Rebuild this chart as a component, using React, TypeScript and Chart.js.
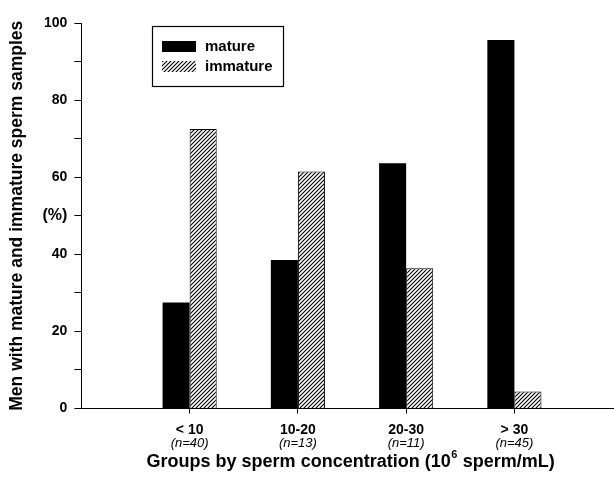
import React, { useEffect, useRef } from 'react';
import { Chart, registerables } from 'chart.js';

Chart.register(...registerables);

// ---- data ----
const categories = ['< 10', '10-20', '20-30', '> 30'];
const sampleSizes = ['(n=40)', '(n=13)', '(n=11)', '(n=45)'];
const seriesLabels = ['mature', 'immature'];
const mature = [27.5, 38.5, 63.6, 95.6];
const immature = [72.5, 61.5, 36.4, 4.4];
const yTickLabels = [0, 20, 40, 60, 80, 100];
const yUnitValue = 50;
const yUnitLabel = '(%)';
const yTitle = 'Men with mature and immature sperm samples';
const xTitleParts = ['Groups by sperm concentration (10', '6', ' sperm/mL)'];

const FONT = "'Liberation Sans', Arial, Helvetica, sans-serif";

function makeHatch(): CanvasPattern | string {
  const c = document.createElement('canvas');
  c.width = 4;
  c.height = 4;
  const g = c.getContext('2d');
  if (!g) return '#888';
  g.fillStyle = '#fff';
  g.fillRect(0, 0, 4, 4);
  g.strokeStyle = '#000';
  g.lineWidth = 1.1;
  g.beginPath();
  g.moveTo(0, 4);
  g.lineTo(4, 0);
  g.moveTo(-1, 1);
  g.lineTo(1, -1);
  g.moveTo(3, 5);
  g.lineTo(5, 3);
  g.stroke();
  return g.createPattern(c, 'repeat') || '#888';
}

const boxLegend = {
  id: 'boxLegend',
  afterDraw(chart: any) {
    const { ctx, chartArea } = chart;
    const x0 = Math.round(chartArea.left + 71);
    const y0 = Math.round(chartArea.top + 3);
    const w = 131;
    const h = 60;
    ctx.save();
    ctx.fillStyle = '#fff';
    ctx.fillRect(x0, y0, w, h);
    ctx.strokeStyle = '#000';
    ctx.lineWidth = 1.2;
    ctx.strokeRect(x0 + 0.5, y0 + 0.5, w, h);
    chart.data.datasets.forEach((ds: any, i: number) => {
      const sy = y0 + 15 + i * 20;
      ctx.fillStyle = ds.backgroundColor;
      ctx.fillRect(x0 + 10, sy, 34, 11);
      ctx.fillStyle = '#000';
      ctx.font = `bold 15px ${FONT}`;
      ctx.textBaseline = 'middle';
      ctx.textAlign = 'left';
      ctx.fillText(ds.label, x0 + 53, sy + 6);
    });
    ctx.restore();
  },
};

// italic sample-size labels under each category tick, and the x title with a superscript
const xExtras = {
  id: 'xExtras',
  afterDraw(chart: any) {
    const { ctx, chartArea } = chart;
    const xs = chart.scales.x;
    ctx.save();
    ctx.fillStyle = '#000';
    ctx.textBaseline = 'middle';
    ctx.textAlign = 'center';
    ctx.font = `italic 13px ${FONT}`;
    sampleSizes.forEach((s, i) => {
      ctx.fillText(s, xs.getPixelForValue(i), xs.top + 34.5);
    });

    const cy = xs.top + 53.5;
    ctx.textAlign = 'left';
    const big = `bold 18px ${FONT}`;
    const small = `bold 11px ${FONT}`;
    ctx.font = big;
    const w1 = ctx.measureText(xTitleParts[0]).width;
    const w3 = ctx.measureText(xTitleParts[2]).width;
    ctx.font = small;
    const w2 = ctx.measureText(xTitleParts[1]).width + 1;
    const total = w1 + w2 + w3;
    let x = (chartArea.left + chartArea.right) / 2 - total / 2 + 3;
    ctx.font = big;
    ctx.fillText(xTitleParts[0], x, cy);
    x += w1;
    ctx.font = small;
    ctx.fillText(xTitleParts[1], x + 0.5, cy - 7);
    x += w2;
    ctx.font = big;
    ctx.fillText(xTitleParts[2], x, cy);
    ctx.restore();
  },
};

export default function App() {
  const ref = useRef<HTMLCanvasElement | null>(null);

  useEffect(() => {
    if (!ref.current) return;
    const hatch = makeHatch();
    const chart = new Chart(ref.current, {
      type: 'bar',
      data: {
        datasets: [
          {
            label: seriesLabels[0],
            data: mature.map((v, i) => ({ x: i, y: v })),
            backgroundColor: '#000',
            borderColor: '#000',
            borderWidth: 0,
            categoryPercentage: 0.5,
            barPercentage: 1,
          },
          {
            label: seriesLabels[1],
            data: immature.map((v, i) => ({ x: i, y: v })),
            backgroundColor: hatch as any,
            borderColor: '#000',
            borderWidth: 1,
            categoryPercentage: 0.5,
            barPercentage: 1,
          },
        ],
      } as any,
      options: {
        animation: false,
        responsive: false,
        maintainAspectRatio: false,
        layout: { padding: { left: 4, top: 23, right: 0, bottom: 46.5 } },
        plugins: {
          legend: { display: false },
          tooltip: { enabled: false },
        },
        scales: {
          x: {
            type: 'linear',
            position: 'bottom',
            min: -1,
            max: 3.92,
            offset: false,
            afterBuildTicks: (s: any) => {
              s.ticks = categories.map((_, i) => ({ value: i }));
            },
            grid: { display: true, offset: false, drawOnChartArea: false, drawTicks: true, tickLength: 5, color: '#000', tickColor: '#000', lineWidth: 1 },
            border: { display: true, color: '#000', width: 1 },
            ticks: {
              padding: 9.5,
              color: '#000',
              autoSkip: false,
              maxRotation: 0,
              font: { family: FONT, size: 14, weight: 'bold', lineHeight: 1 },
              callback: (v: any) => categories[v] ?? '',
            },
          },
          y: {
            type: 'linear',
            min: 0,
            max: 100,
            grid: { display: true, drawOnChartArea: false, tickLength: 7, color: '#000', lineWidth: 1 },
            border: { display: true, color: '#000', width: 1 },
            ticks: {
              stepSize: 10,
              padding: 7,
              color: '#000',
              autoSkip: false,
              font: (c: any) =>
                c.tick && c.tick.value === yUnitValue
                  ? { family: FONT, size: 16, weight: 'bold' }
                  : { family: FONT, size: 14, weight: 'bold' },
              callback: (v: any) =>
                yTickLabels.includes(v) ? String(v) : v === yUnitValue ? yUnitLabel : '',
            },
            title: {
              display: true,
              text: yTitle,
              color: '#000',
              font: { family: FONT, size: 17.5, weight: 'bold' },
              padding: { top: 2.5, bottom: 8 },
            },
          },
        },
      } as any,
      plugins: [boxLegend, xExtras],
    });
    return () => chart.destroy();
  }, []);

  return (
    <div style={{ position: 'absolute', left: 0, top: 0, width: 614, height: 493, background: '#fff' }}>
      <canvas ref={ref} width={614} height={493} style={{ display: 'block' }} />
    </div>
  );
}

**Exercise goal:**
Starting at the top of the listing above, please restate word for word each line up to and including the one that holds "Chart.register(...registerables);", omitting every image.

**The response:**
Rebuild this chart as a component, using React, TypeScript and Chart.js.
import React, { useEffect, useRef } from 'react';
import { Chart, registerables } from 'chart.js';

Chart.register(...registerables);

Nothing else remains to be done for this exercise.